Sudah barang tentu merupakan prestasi bagi para UMKM Indonesia, kendati sebagian masih memerlukan pendekatan yang lebih serius dan tidak berkesan di anak tirikan.
Harus di akui, program yang dikemas apik pemerintah pusat cukup baik, terlepas adanya kelemahan karena karakteristik, sumber daya manusia (SDM) dan adat istiadat masing-masing UMKM di daerah tidak sama.
Tetapi, setelah mengamati di lapangan, kelemahannya ada pada pihak Pemerintah Daerah (Pemda), yang langsung berhadapan dengan pelaku UMKM.

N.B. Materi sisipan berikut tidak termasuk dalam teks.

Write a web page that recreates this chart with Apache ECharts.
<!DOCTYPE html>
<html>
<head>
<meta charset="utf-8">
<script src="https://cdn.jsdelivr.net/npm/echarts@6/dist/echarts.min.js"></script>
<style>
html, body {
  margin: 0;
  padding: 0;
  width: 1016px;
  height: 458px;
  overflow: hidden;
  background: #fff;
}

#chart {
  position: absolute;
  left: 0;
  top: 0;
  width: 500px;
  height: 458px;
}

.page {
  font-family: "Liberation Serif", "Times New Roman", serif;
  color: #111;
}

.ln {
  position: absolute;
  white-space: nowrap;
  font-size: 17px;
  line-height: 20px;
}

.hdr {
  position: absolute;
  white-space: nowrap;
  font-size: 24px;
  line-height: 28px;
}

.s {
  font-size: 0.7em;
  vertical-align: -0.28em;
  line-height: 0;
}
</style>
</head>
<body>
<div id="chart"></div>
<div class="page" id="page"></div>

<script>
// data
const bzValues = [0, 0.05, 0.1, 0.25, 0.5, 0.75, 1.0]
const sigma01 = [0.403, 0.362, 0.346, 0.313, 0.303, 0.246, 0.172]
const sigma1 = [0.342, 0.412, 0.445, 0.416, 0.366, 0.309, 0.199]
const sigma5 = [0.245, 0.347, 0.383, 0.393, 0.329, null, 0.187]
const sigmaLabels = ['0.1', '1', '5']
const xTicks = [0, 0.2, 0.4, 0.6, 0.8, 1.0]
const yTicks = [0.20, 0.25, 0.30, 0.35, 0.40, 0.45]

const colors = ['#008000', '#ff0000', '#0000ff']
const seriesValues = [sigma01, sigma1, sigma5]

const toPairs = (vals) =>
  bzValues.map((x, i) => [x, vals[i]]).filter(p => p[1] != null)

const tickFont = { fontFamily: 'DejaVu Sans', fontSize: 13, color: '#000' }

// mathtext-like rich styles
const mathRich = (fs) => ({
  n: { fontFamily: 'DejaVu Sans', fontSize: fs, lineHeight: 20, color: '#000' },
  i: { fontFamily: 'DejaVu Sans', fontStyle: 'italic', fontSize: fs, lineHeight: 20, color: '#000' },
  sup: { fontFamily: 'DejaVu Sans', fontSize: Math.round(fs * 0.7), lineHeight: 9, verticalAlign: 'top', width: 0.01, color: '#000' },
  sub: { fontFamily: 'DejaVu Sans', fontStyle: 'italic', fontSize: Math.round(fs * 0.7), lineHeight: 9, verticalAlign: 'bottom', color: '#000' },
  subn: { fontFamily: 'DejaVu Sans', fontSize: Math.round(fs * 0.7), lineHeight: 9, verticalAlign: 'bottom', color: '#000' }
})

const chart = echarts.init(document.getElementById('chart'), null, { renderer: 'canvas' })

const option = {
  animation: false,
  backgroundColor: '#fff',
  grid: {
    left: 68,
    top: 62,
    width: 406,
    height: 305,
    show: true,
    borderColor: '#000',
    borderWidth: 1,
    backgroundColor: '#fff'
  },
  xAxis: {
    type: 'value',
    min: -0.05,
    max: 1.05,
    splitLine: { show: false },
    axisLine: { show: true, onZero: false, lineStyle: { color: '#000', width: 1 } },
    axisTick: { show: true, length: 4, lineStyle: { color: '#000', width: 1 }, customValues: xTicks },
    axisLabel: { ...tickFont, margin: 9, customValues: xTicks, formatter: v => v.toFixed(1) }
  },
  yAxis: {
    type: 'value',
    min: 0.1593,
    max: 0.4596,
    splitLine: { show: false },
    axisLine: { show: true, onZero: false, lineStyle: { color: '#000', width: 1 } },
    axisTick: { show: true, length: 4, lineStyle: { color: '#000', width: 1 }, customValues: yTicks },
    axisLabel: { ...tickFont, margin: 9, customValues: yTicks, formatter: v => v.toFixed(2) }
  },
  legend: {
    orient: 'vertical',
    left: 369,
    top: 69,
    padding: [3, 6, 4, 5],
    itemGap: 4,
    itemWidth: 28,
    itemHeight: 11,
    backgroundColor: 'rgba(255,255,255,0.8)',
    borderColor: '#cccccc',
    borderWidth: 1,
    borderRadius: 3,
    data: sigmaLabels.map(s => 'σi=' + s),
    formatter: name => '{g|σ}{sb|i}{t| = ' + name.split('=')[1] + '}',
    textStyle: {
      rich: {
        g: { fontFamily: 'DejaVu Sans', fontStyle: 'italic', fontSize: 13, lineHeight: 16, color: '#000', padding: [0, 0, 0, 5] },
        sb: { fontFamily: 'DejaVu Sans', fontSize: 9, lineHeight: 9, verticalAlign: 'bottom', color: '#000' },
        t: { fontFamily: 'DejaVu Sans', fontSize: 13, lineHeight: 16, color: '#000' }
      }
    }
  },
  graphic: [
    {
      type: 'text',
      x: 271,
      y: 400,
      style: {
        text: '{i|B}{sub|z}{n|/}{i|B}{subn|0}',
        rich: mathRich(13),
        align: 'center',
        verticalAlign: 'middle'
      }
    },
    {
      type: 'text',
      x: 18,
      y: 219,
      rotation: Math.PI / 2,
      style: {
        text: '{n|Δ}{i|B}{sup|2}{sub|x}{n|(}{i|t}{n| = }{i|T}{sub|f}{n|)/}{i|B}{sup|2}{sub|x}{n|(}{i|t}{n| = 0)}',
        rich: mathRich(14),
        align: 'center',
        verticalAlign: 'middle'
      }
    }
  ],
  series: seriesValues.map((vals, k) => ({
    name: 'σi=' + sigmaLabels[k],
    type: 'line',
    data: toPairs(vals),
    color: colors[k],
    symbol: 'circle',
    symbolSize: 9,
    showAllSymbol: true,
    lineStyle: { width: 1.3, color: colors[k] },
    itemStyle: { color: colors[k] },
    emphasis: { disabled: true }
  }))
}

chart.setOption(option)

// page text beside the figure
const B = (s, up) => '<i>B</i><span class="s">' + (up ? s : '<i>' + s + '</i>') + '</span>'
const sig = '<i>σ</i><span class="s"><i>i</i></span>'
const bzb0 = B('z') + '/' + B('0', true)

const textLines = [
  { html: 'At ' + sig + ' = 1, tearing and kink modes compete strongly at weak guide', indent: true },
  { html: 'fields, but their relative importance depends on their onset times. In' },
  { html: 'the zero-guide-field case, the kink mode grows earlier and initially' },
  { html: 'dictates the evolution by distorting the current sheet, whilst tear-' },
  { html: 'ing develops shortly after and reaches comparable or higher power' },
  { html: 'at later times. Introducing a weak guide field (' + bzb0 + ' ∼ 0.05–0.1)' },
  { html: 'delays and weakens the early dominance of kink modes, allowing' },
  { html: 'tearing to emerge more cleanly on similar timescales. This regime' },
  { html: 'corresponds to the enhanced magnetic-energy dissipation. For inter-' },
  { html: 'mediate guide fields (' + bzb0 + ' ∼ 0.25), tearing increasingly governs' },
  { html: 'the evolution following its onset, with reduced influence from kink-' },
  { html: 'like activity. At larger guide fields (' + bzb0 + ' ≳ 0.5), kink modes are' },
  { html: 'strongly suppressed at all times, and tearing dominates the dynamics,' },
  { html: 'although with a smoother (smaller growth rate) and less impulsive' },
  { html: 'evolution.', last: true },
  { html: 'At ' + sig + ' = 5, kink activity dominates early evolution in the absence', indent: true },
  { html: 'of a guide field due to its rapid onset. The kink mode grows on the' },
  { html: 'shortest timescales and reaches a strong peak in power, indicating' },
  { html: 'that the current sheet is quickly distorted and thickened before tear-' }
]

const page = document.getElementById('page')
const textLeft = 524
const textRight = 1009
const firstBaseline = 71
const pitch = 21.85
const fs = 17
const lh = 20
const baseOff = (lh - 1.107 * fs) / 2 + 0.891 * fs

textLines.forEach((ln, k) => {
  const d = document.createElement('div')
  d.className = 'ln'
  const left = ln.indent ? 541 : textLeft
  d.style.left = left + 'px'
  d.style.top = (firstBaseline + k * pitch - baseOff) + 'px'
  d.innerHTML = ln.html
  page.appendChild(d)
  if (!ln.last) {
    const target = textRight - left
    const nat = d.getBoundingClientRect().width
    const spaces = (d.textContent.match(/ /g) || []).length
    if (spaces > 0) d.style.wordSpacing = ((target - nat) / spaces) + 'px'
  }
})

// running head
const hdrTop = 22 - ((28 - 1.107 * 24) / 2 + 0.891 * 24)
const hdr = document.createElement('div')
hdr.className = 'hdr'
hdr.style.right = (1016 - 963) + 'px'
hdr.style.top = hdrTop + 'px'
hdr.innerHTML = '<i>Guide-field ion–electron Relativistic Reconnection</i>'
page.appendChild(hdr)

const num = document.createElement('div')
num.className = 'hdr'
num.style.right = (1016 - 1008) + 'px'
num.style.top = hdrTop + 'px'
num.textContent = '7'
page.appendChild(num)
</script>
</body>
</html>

Padahal, masalah yang dihadapi UMKM sangat klasik, yaitu masalah produksi, pemasaran dan permodalan.
Pemda dalam menangani UMKM tampaknya hanya sebatas administratif, tidak inovatif dan kreatif. Ini tidak berarti seluruh Pemda, ada juga Pemda yang profesional menangani UMKM.

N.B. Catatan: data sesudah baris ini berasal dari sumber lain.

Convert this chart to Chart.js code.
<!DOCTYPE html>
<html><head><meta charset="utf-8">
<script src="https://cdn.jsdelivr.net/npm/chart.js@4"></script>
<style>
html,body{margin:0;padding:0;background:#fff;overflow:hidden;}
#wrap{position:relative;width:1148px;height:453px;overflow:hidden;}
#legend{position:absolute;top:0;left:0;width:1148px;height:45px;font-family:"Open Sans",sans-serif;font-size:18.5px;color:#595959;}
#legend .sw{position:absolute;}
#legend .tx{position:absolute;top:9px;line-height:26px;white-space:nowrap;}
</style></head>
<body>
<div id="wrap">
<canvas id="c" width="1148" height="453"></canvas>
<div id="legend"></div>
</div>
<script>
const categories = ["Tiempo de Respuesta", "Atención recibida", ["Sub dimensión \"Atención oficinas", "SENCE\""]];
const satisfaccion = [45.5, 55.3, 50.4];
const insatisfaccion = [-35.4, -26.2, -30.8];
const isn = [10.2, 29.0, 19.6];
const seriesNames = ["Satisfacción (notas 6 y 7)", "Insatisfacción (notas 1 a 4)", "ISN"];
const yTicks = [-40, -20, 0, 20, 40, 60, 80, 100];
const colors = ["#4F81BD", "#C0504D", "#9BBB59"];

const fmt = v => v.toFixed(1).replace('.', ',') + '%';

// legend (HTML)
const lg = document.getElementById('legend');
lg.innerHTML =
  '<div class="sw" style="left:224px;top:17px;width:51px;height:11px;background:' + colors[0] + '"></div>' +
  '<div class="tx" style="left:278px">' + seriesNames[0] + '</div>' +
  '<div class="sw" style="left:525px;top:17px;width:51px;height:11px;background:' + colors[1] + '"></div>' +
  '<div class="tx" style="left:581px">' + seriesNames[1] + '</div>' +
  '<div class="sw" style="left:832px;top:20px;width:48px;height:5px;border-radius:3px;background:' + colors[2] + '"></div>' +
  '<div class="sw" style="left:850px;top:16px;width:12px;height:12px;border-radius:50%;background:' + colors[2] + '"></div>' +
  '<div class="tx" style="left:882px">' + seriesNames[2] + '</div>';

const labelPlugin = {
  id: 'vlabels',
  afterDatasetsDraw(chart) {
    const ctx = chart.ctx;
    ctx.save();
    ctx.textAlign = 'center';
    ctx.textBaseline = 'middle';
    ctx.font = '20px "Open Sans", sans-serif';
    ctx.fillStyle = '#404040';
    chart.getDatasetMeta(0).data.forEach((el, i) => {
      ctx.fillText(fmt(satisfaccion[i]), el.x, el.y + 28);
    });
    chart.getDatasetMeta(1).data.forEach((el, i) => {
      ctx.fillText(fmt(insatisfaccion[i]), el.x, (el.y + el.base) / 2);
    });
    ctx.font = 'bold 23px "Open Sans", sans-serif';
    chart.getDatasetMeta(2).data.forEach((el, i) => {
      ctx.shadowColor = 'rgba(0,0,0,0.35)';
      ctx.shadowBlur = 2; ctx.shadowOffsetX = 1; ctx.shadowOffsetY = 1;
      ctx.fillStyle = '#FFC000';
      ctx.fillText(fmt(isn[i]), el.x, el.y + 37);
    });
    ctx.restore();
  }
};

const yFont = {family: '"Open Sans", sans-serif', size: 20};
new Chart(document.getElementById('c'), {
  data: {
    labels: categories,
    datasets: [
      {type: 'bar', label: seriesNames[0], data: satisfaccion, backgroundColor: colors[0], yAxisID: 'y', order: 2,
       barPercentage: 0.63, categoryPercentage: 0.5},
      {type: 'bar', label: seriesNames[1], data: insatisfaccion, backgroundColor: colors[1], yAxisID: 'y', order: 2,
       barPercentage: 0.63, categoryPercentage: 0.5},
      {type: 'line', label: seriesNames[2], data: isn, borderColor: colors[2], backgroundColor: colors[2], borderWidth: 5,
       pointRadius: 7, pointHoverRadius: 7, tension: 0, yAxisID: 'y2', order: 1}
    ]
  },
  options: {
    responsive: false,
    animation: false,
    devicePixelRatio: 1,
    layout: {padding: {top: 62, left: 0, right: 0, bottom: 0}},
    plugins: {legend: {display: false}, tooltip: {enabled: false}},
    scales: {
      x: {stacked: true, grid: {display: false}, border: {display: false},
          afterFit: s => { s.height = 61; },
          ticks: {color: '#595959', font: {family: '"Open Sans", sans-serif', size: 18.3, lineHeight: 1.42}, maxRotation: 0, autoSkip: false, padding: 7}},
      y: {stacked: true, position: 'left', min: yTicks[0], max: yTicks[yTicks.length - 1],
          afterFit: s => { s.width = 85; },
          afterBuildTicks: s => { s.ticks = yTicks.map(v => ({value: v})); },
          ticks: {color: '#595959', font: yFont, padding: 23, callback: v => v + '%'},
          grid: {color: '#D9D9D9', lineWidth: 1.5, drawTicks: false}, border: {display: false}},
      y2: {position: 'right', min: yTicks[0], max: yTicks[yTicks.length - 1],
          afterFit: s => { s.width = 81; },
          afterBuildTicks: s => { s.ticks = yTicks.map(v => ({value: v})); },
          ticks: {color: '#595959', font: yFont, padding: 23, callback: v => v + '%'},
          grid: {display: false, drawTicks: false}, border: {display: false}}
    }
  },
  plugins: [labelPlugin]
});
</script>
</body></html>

Misal saat membantu memasarkan produk UMKM, Pemda menggelar pameran menyediakan fasilitas tenda, meja dan kursi, tetapi tidak kreatif bagaimana cara mendatangkan warga sebagai konsumen potensial.
Pemda masih melihat sebelah mata, dalam hal publikasi yang menyertai media, baik mainstream maupun media sosial atau medsos. Selain itu, jarang melakukan kegiatan pelatihan dan pendidikan tentang pamanfaatan teknologi informasi komunikasi.
Padahal ilmu teknologi informasi dan komunikasi sangat efektif untuk mempromosikan barang atau jasa UMKM. Melihat kembali keterangan Menteri Koperasi dan UMKM di Era Presiden Jokowi, Teten Masduki, yang menargetkan 30 juta UMKM digitalisasi di tahun 2024.
Ketika itu, Teten Masduki mengaku tahun 2021 baru mencapai 13,5 juta UMKM yang sudah digitalisasi, berarti dengan asumsi 6 juta UMKM per tahun diharapkan target 30 juta dapat tercapai.
Mungkinkah ?, sangat tidak mungkin bila Pemda menanganinya hanya sekedar karena tanggung jawab, tanpa adanya terobosan dan kreatifitas dalam melaksanakan tugas pendampingan.
Banyak para UMKM yang sudah melakukan digitalisasi secara mandiri, mempromosikan produk barang atau jasanya melalui medsos. Namun masih belum menarik kemasan video atau foto serta yang disertai narasi/keterangan produknya.
Hal ini baru masalah pemasaran yang memanfaatkan teknologi digital, belum lagi masalah produksi dan modal kerja yang tentunya bisa jadi lebih komplek, karena membutuhkan pihak ke tiga atau dinas lain yang terkait.
Masalah ini Pemda sebaiknya proaktif melakukan pendekatan dan kemitraan dengan pihak ke tiga, yang mengerti dan memahami secara teknis publikasi.
Masih banyak lembaga masyarakat (Ormas) yang memiliki kompetensi tentang informasi dan komunikasi, dan bekerja untuk kepentingan masyarakat sesuai visi misinya.